When performing macro-pipeline calculations including DataProcessing pipelines (see Point-Cloud Data Processing), it is important to include the clear_cache task in the input to avoid the cache to fill up the memory of the workers.

In order to distribute tasks to a cluster deployed over compute nodes using SSH, the script above can be modified in the following way:

...
macro.setup_cluster(mode='ssh',
                    hosts=['172.17.0.1', '172.17.0.1', '172.17.0.2'],
                    connect_options={'known_hosts': None,
                                     'username': 'username',
                                     'client_keys': '.ssh/id_rsa'}
                    worker_options={'nthreads': 1, 'nprocs': 2}
                    scheduler_options={'dashboard_address': '8787'})
...

The first address or hostname in the host list is employed for the scheduler, all the other addresses/hostnames are used for the workers. The nprocs and nthreads arguments set the number of workers running on each host and the number of threads spawned by each worker, respectively. For further information we refer to the Dask documentation.
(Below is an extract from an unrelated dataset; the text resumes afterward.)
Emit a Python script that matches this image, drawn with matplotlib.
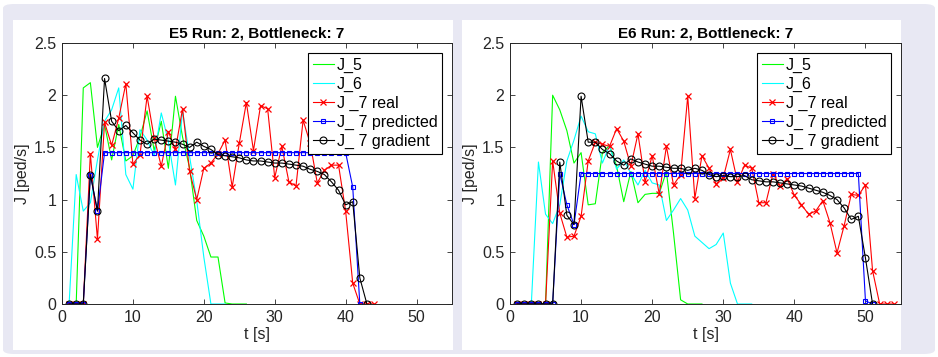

Any other deployed Dask cluster can be used to distribute tasks within MacroPipeline if passed as an argument to the setup_cluster method, for instance:

from dask_jobqueue import SLURMCluster
...
cluster = SLURMCluster(...)
macro.setup_cluster(cluster=cluster)
macro.run()

Note

No command line support is provided in Laserfarm for macro-pipeline calculations.

Examples

The GitHub repository of Laserfarm includes a tutorial structured as a Jupyter notebook (tutorial.ipynb). The notebook illustrates how to use Laserfarm to process a subset of the Actueel Hoogtebestand Nederland (AHN3) data set, from the retrieval of an example point-cloud data file in LAZ format to the export of the extracted features to a GeoTIFF file.

A second notebook (workflow.ipynb) shows the workflow employed to process the full AHN3 data set. The notebook illustrates how the re-tiling, point-cloud data-processing and GeoTIFF-exporting tasks have been configured and distributed over the nodes of a compute cluster.

Finally, Python scripts and pipeline configuration files that have been used to test the various pipelines either on local machines or on a virtual docker-container-based cluster can be found here.

Current Limitations

This package has been tested on data provided in a metric-based 2D-projected Cartesian coordinate system. While some of the tools of Laserfarm could be applied to data in an ellipsoidal latitude/longitude coordinate system as well, this has not been tested and it is generally expected to fail.